EXERCISE GOAL >>
Quote every line as written. Omit pictures.

COLLECTED MATERIAL >>
— begin —

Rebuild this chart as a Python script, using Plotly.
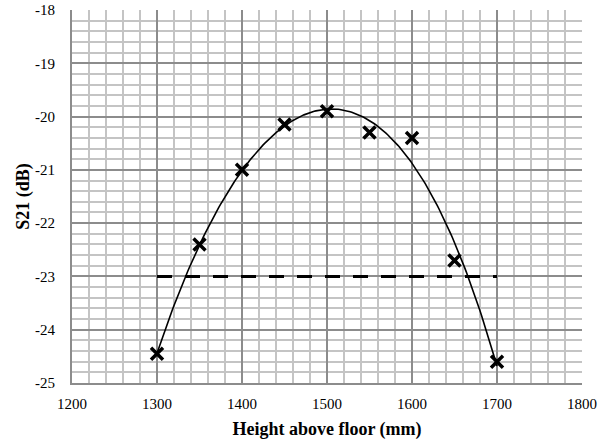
import numpy as np
import plotly.graph_objects as go

# Measured S21 versus receiver height
height_mm = [1300, 1350, 1400, 1450, 1500, 1550, 1600, 1650, 1700]
s21_db = [-24.45, -22.4, -21.0, -20.15, -19.9, -20.3, -20.4, -22.7, -24.6]

# Threshold level shown as a dashed reference
threshold_x = [1300, 1700]
threshold_db = [-23, -23]

# Axis tick labels
x_ticks = [1200, 1300, 1400, 1500, 1600, 1700, 1800]
y_ticks = [-25, -24, -23, -22, -21, -20, -19, -18]

# Polynomial trendline through the measurements
coeffs = np.polyfit(height_mm, s21_db, 4)
trend_x = np.linspace(min(height_mm), max(height_mm), 200)
trend_y = np.polyval(coeffs, trend_x)

fig = go.Figure()
fig.add_trace(go.Scatter(x=threshold_x, y=threshold_db, mode="lines",
                         line=dict(color="black", width=3, dash="15px,13px"),
                         hoverinfo="skip"))
fig.add_trace(go.Scatter(x=trend_x, y=trend_y, mode="lines",
                         line=dict(color="black", width=1.6), hoverinfo="skip"))
fig.add_trace(go.Scatter(x=height_mm, y=s21_db, mode="markers",
                         marker=dict(symbol="x-thin", size=12, color="black",
                                     line=dict(color="black", width=3.5))))

serif = "Liberation Serif"
font = dict(family=serif, size=15, color="black")
fig.update_layout(
    width=613, height=443,
    margin=dict(l=72, r=31, t=10, b=60),
    paper_bgcolor="white", plot_bgcolor="white",
    showlegend=False, font=font,
)
fig.update_xaxes(
    range=[1200, 1800], tickvals=x_ticks, ticktext=[str(v) for v in x_ticks],
    tickfont=dict(family=serif, size=15, color="black"),
    showgrid=True, gridcolor="#8c8c8c", gridwidth=2,
    minor=dict(dtick=20, showgrid=True, gridcolor="#c4c4c4", gridwidth=2),
    showline=True, linecolor="#8c8c8c", linewidth=2,
    ticks="", zeroline=False, ticklabelstandoff=6, automargin=False,
    title=dict(text="<b>Height above floor (mm)</b>", standoff=11),
)
fig.update_yaxes(
    range=[-25, -18], tickvals=y_ticks, ticktext=[str(v) for v in y_ticks],
    tickfont=dict(family=serif, size=15, color="black"),
    showgrid=True, gridcolor="#8c8c8c", gridwidth=2,
    minor=dict(dtick=0.2, showgrid=True, gridcolor="#c4c4c4", gridwidth=2),
    showline=True, linecolor="#8c8c8c", linewidth=2,
    ticks="", zeroline=False, ticklabelstandoff=12, automargin=False,
    title=dict(text="<b>S21 (dB)</b>", standoff=1),
)

fig.write_html("out.html")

— end —

REPLY TO THE EXERCISE >>
Rebuild this chart as a Python script, using Plotly.
import numpy as np
import plotly.graph_objects as go

# Measured S21 versus receiver height
height_mm = [1300, 1350, 1400, 1450, 1500, 1550, 1600, 1650, 1700]
s21_db = [-24.45, -22.4, -21.0, -20.15, -19.9, -20.3, -20.4, -22.7, -24.6]

# Threshold level shown as a dashed reference
threshold_x = [1300, 1700]
threshold_db = [-23, -23]

# Axis tick labels
x_ticks = [1200, 1300, 1400, 1500, 1600, 1700, 1800]
y_ticks = [-25, -24, -23, -22, -21, -20, -19, -18]

# Polynomial trendline through the measurements
coeffs = np.polyfit(height_mm, s21_db, 4)
trend_x = np.linspace(min(height_mm), max(height_mm), 200)
trend_y = np.polyval(coeffs, trend_x)

fig = go.Figure()
fig.add_trace(go.Scatter(x=threshold_x, y=threshold_db, mode="lines",
                         line=dict(color="black", width=3, dash="15px,13px"),
                         hoverinfo="skip"))
fig.add_trace(go.Scatter(x=trend_x, y=trend_y, mode="lines",
                         line=dict(color="black", width=1.6), hoverinfo="skip"))
fig.add_trace(go.Scatter(x=height_mm, y=s21_db, mode="markers",
                         marker=dict(symbol="x-thin", size=12, color="black",
                                     line=dict(color="black", width=3.5))))

serif = "Liberation Serif"
font = dict(family=serif, size=15, color="black")
fig.update_layout(
    width=613, height=443,
    margin=dict(l=72, r=31, t=10, b=60),
    paper_bgcolor="white", plot_bgcolor="white",
    showlegend=False, font=font,
)
fig.update_xaxes(
    range=[1200, 1800], tickvals=x_ticks, ticktext=[str(v) for v in x_ticks],
    tickfont=dict(family=serif, size=15, color="black"),
    showgrid=True, gridcolor="#8c8c8c", gridwidth=2,
    minor=dict(dtick=20, showgrid=True, gridcolor="#c4c4c4", gridwidth=2),
    showline=True, linecolor="#8c8c8c", linewidth=2,
    ticks="", zeroline=False, ticklabelstandoff=6, automargin=False,
    title=dict(text="<b>Height above floor (mm)</b>", standoff=11),
)
fig.update_yaxes(
    range=[-25, -18], tickvals=y_ticks, ticktext=[str(v) for v in y_ticks],
    tickfont=dict(family=serif, size=15, color="black"),
    showgrid=True, gridcolor="#8c8c8c", gridwidth=2,
    minor=dict(dtick=0.2, showgrid=True, gridcolor="#c4c4c4", gridwidth=2),
    showline=True, linecolor="#8c8c8c", linewidth=2,
    ticks="", zeroline=False, ticklabelstandoff=12, automargin=False,
    title=dict(text="<b>S21 (dB)</b>", standoff=1),
)

fig.write_html("out.html")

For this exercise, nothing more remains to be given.